Al-Jumayjimah (الجميجمة) is a municipality in the Bint Jbeil District in southern Lebanon, located north-east of Tibnin.

== Etymology ==
According to E. H. Palmer, the name El Jumeijmeh comes from "The little sculls".

==History==
In 1881, the PEF's Survey of Western Palestine (SWP) described it: "A small village of stone and mud, containing about 100 Metawileh, situated on hill-top, with a few olives and figs around. Water supply from cisterns."

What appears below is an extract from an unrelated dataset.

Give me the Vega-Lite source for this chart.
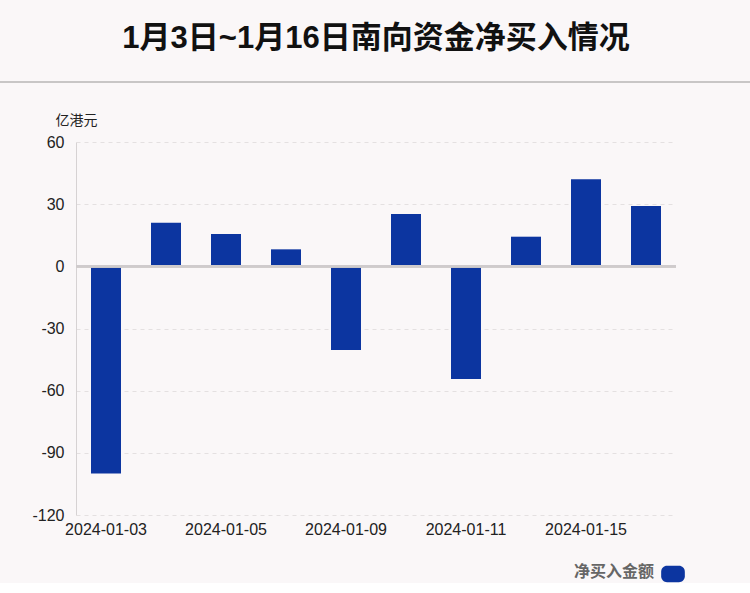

On 29 September 1992, following an attack on a South Lebanon Army outpost in Rachaf, Hizbullah fighters shot their way through a Unifil checkpoint at Al-Jumayjimah. One Irish soldier was killed, bring the total number of Unifil soldiers killed to 187, 33 of them from Ireland.

==Demographics==
In 2014 Muslims made up 99.75% of registered voters in Al-Jumayjimah. 98.68% of the voters were Shiite Muslims.